Fourth of July brings high fire danger this year

Fourth of July brings high fire danger this year
By: Carly O'Keefe
This Fourth of July weekend is hot, dry and at times, windy. That means folks should use extreme caution with campfires and fireworks or their holiday could go up in smoke.
One Williamson County man learned that not only holiday fun, but also yard work poses a fire danger on a dry and windy day.
"It started just a little fire in the corner," said Frank Snider. "It didn't take long."
You could see smoke rising from Snider's barn for miles. But the blaze started out very small. Snider's lawn mower backfired inside the barn, but that was all it took to burn the structure to the ground.
"It's (the lawn mower) been spitting fire out of the exhaust, and I saw that little flick of flame there and I went and got the hose and put it out. The rest is history," said Snider.
Snider initially thought he'd put out the fire with his garden hose, but when he noticed it was still burning, he called 911.
"When I called 911, gosh, you couldn't see nothing. It was just a little small fire inside," Snider said.
Snider says the wind picked up, and by the time firefighters arrived, the barn was in flames.
"It's been dry and it's also hot," said Army Corps. of Engineers Park Ranger Mark Roderick. "That combination of dry and hot really increases the fire danger."
Rend Lake Park Rangers know how quickly a fire can start and spread out of control.
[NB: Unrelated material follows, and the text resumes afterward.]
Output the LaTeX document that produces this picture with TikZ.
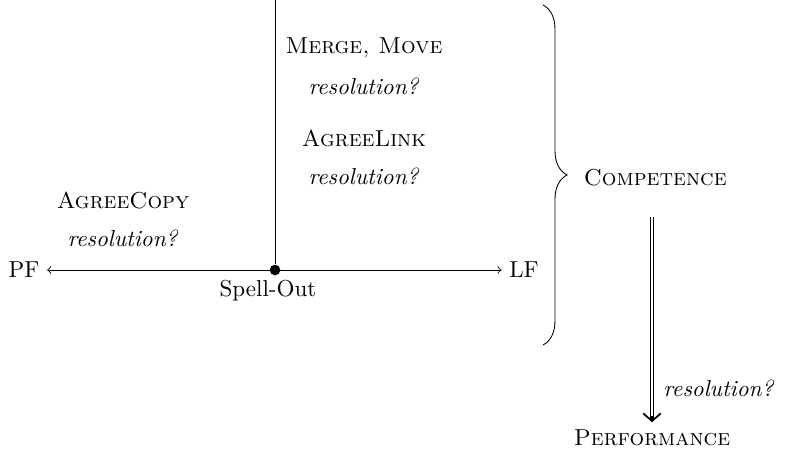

"You've got dry grasses, dry debris, dry pine needles, that all in these conditions can catch fire very fast with very little ignition source," said Roderick.
Campers at Rend Lake are asked to keep a close eye on their camp fires this holiday weekend and entirely refrain from one Fourth of July tradition.
"Our biggest concern is fireworks," said Roderick. "Fireworks are extremely hot and they can catch things on fire very easily."
While rangers hope for a fire-free July Fourth, they're prepared; they know it doesn't take much to spark something big.
"All of our fire equipment is ready to go and on standby," said Roderick. "We can make a first response; if we can't knock it down we can call in the area fire departments for back up."